- EXERCISE: Copy out each line exactly; pictures stay out of the copy.

- DATA LINES:
━━━

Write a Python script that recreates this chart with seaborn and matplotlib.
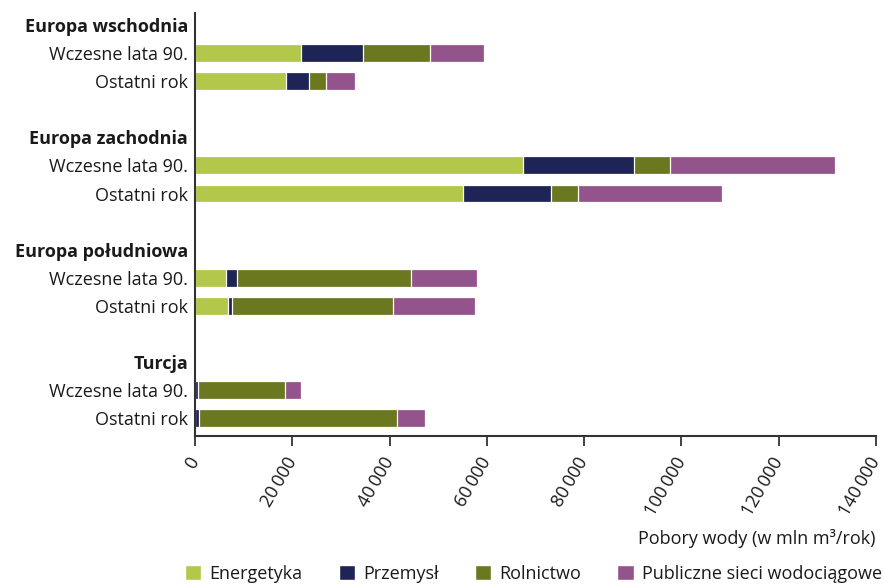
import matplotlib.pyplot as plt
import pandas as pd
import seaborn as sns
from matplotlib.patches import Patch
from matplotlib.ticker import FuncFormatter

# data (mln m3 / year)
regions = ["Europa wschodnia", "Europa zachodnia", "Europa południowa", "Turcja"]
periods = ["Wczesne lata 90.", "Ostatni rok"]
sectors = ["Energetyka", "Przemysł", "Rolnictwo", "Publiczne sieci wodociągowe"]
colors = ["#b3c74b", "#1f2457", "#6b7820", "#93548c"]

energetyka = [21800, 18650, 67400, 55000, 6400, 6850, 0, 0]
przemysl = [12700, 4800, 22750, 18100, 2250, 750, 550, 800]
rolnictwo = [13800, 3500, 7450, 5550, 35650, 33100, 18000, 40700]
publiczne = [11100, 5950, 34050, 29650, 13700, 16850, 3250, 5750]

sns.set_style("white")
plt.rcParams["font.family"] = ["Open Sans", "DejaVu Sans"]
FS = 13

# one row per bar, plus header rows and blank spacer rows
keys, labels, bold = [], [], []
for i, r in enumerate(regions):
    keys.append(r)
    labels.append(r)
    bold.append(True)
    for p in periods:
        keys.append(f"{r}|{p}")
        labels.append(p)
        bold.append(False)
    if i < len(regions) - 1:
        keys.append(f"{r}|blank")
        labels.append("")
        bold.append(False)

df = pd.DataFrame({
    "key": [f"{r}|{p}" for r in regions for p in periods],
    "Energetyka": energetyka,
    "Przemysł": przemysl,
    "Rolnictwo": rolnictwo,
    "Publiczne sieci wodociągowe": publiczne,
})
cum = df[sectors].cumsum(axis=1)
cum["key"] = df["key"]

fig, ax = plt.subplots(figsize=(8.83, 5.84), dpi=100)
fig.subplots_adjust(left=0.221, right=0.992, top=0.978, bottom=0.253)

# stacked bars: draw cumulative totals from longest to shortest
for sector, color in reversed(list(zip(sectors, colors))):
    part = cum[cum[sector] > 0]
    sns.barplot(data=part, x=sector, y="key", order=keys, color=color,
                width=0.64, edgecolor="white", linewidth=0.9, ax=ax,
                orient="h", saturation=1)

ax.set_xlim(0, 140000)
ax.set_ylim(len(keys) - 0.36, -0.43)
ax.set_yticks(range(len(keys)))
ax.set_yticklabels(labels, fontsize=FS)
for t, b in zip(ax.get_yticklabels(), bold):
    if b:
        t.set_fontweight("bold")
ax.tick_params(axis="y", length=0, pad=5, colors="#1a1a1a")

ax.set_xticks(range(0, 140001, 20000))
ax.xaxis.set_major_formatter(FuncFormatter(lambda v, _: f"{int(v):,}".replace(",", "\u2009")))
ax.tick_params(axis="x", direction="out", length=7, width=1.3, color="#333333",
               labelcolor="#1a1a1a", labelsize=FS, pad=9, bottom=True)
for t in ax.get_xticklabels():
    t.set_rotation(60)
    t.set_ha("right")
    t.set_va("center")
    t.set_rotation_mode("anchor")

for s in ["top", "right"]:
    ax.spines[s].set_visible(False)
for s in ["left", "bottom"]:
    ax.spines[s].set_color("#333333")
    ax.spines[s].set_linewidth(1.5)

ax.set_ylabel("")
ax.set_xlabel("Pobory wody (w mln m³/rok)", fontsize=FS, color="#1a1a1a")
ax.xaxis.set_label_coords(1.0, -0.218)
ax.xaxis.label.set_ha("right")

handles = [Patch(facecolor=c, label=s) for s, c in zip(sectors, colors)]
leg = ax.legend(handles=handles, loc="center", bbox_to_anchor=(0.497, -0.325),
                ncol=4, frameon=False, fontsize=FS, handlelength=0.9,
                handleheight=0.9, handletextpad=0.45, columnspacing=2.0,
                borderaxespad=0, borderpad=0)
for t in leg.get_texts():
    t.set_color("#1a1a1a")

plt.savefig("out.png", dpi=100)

━━━

- RESULT OF THE EXERCISE:
Write a Python script that recreates this chart with seaborn and matplotlib.
import matplotlib.pyplot as plt
import pandas as pd
import seaborn as sns
from matplotlib.patches import Patch
from matplotlib.ticker import FuncFormatter

# data (mln m3 / year)
regions = ["Europa wschodnia", "Europa zachodnia", "Europa południowa", "Turcja"]
periods = ["Wczesne lata 90.", "Ostatni rok"]
sectors = ["Energetyka", "Przemysł", "Rolnictwo", "Publiczne sieci wodociągowe"]
colors = ["#b3c74b", "#1f2457", "#6b7820", "#93548c"]

energetyka = [21800, 18650, 67400, 55000, 6400, 6850, 0, 0]
przemysl = [12700, 4800, 22750, 18100, 2250, 750, 550, 800]
rolnictwo = [13800, 3500, 7450, 5550, 35650, 33100, 18000, 40700]
publiczne = [11100, 5950, 34050, 29650, 13700, 16850, 3250, 5750]

sns.set_style("white")
plt.rcParams["font.family"] = ["Open Sans", "DejaVu Sans"]
FS = 13

# one row per bar, plus header rows and blank spacer rows
keys, labels, bold = [], [], []
for i, r in enumerate(regions):
    keys.append(r)
    labels.append(r)
    bold.append(True)
    for p in periods:
        keys.append(f"{r}|{p}")
        labels.append(p)
        bold.append(False)
    if i < len(regions) - 1:
        keys.append(f"{r}|blank")
        labels.append("")
        bold.append(False)

df = pd.DataFrame({
    "key": [f"{r}|{p}" for r in regions for p in periods],
    "Energetyka": energetyka,
    "Przemysł": przemysl,
    "Rolnictwo": rolnictwo,
    "Publiczne sieci wodociągowe": publiczne,
})
cum = df[sectors].cumsum(axis=1)
cum["key"] = df["key"]

fig, ax = plt.subplots(figsize=(8.83, 5.84), dpi=100)
fig.subplots_adjust(left=0.221, right=0.992, top=0.978, bottom=0.253)

# stacked bars: draw cumulative totals from longest to shortest
for sector, color in reversed(list(zip(sectors, colors))):
    part = cum[cum[sector] > 0]
    sns.barplot(data=part, x=sector, y="key", order=keys, color=color,
                width=0.64, edgecolor="white", linewidth=0.9, ax=ax,
                orient="h", saturation=1)

ax.set_xlim(0, 140000)
ax.set_ylim(len(keys) - 0.36, -0.43)
ax.set_yticks(range(len(keys)))
ax.set_yticklabels(labels, fontsize=FS)
for t, b in zip(ax.get_yticklabels(), bold):
    if b:
        t.set_fontweight("bold")
ax.tick_params(axis="y", length=0, pad=5, colors="#1a1a1a")

ax.set_xticks(range(0, 140001, 20000))
ax.xaxis.set_major_formatter(FuncFormatter(lambda v, _: f"{int(v):,}".replace(",", "\u2009")))
ax.tick_params(axis="x", direction="out", length=7, width=1.3, color="#333333",
               labelcolor="#1a1a1a", labelsize=FS, pad=9, bottom=True)
for t in ax.get_xticklabels():
    t.set_rotation(60)
    t.set_ha("right")
    t.set_va("center")
    t.set_rotation_mode("anchor")

for s in ["top", "right"]:
    ax.spines[s].set_visible(False)
for s in ["left", "bottom"]:
    ax.spines[s].set_color("#333333")
    ax.spines[s].set_linewidth(1.5)

ax.set_ylabel("")
ax.set_xlabel("Pobory wody (w mln m³/rok)", fontsize=FS, color="#1a1a1a")
ax.xaxis.set_label_coords(1.0, -0.218)
ax.xaxis.label.set_ha("right")

handles = [Patch(facecolor=c, label=s) for s, c in zip(sectors, colors)]
leg = ax.legend(handles=handles, loc="center", bbox_to_anchor=(0.497, -0.325),
                ncol=4, frameon=False, fontsize=FS, handlelength=0.9,
                handleheight=0.9, handletextpad=0.45, columnspacing=2.0,
                borderaxespad=0, borderpad=0)
for t in leg.get_texts():
    t.set_color("#1a1a1a")

plt.savefig("out.png", dpi=100)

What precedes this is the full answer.